23, 45, 46 … während man im Showroom das Upcycling-Unikat den Zahlen nach mustert, vernimmt man im Blickwinkel etwas, das Kreise in das Himmelblau zieht. Es ist ein Tier, das in Sachen Eindrücklichkeit dem Eisvogel – und dem Hobbit – durchaus Konkurrenz macht: Es ist Arthur von der Gattung der Fischadler, die in der Schweiz seit 100 Jahren ausgestorben ist. Auch ihm scheint es im Hagneck-Delta zu gefallen: Gerade hält er Ausschau nach einem Weibchen …

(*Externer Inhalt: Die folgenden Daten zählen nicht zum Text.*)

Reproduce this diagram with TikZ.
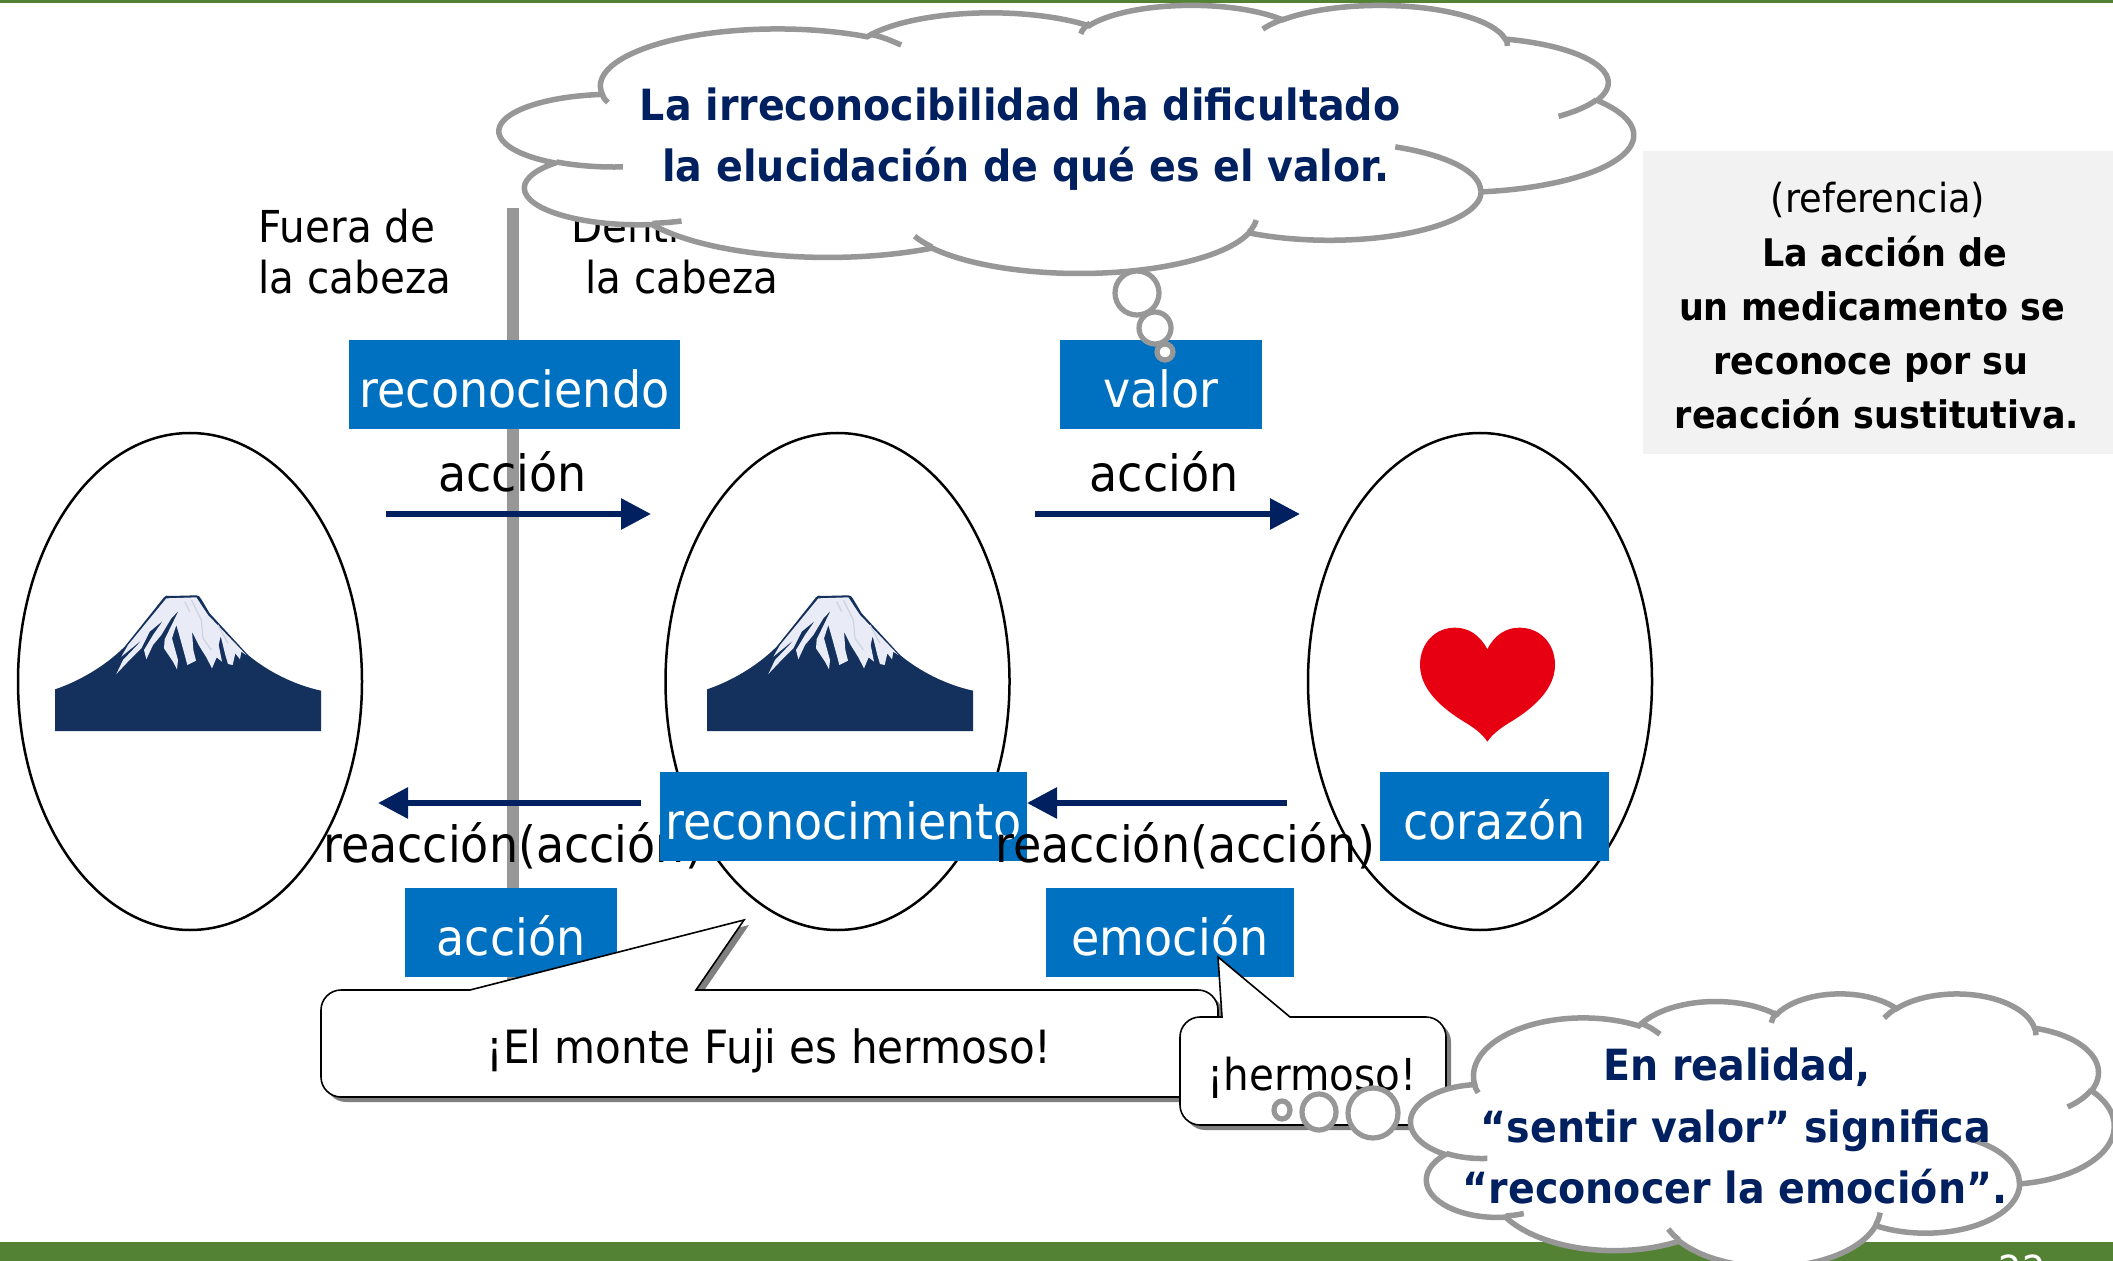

Führung durch die Welt der Wasserkraft

Von der Maschinen- zur Turbinenhalle, über den Wehrgang bis zum Fischzählbecken: Eine zweistündige Führung durch das Hightech-Wasserkraftwerk Hagneck bietet vertiefte Informationen über die Stromerzeugung mit Wasserkraft inmitten der Natur. Die Entdeckungstour lässt sich mit der Besichtigung des alten, renovierten Kraftwerks ausdehnen – ein Denkmal der Technik- und Kulturgeschichte.

Besucherzentrum Wasserkraftwerk Hagneck, jeweils Montag bis Samstag

(Anmeldung 7 Tage im Voraus erforderlich).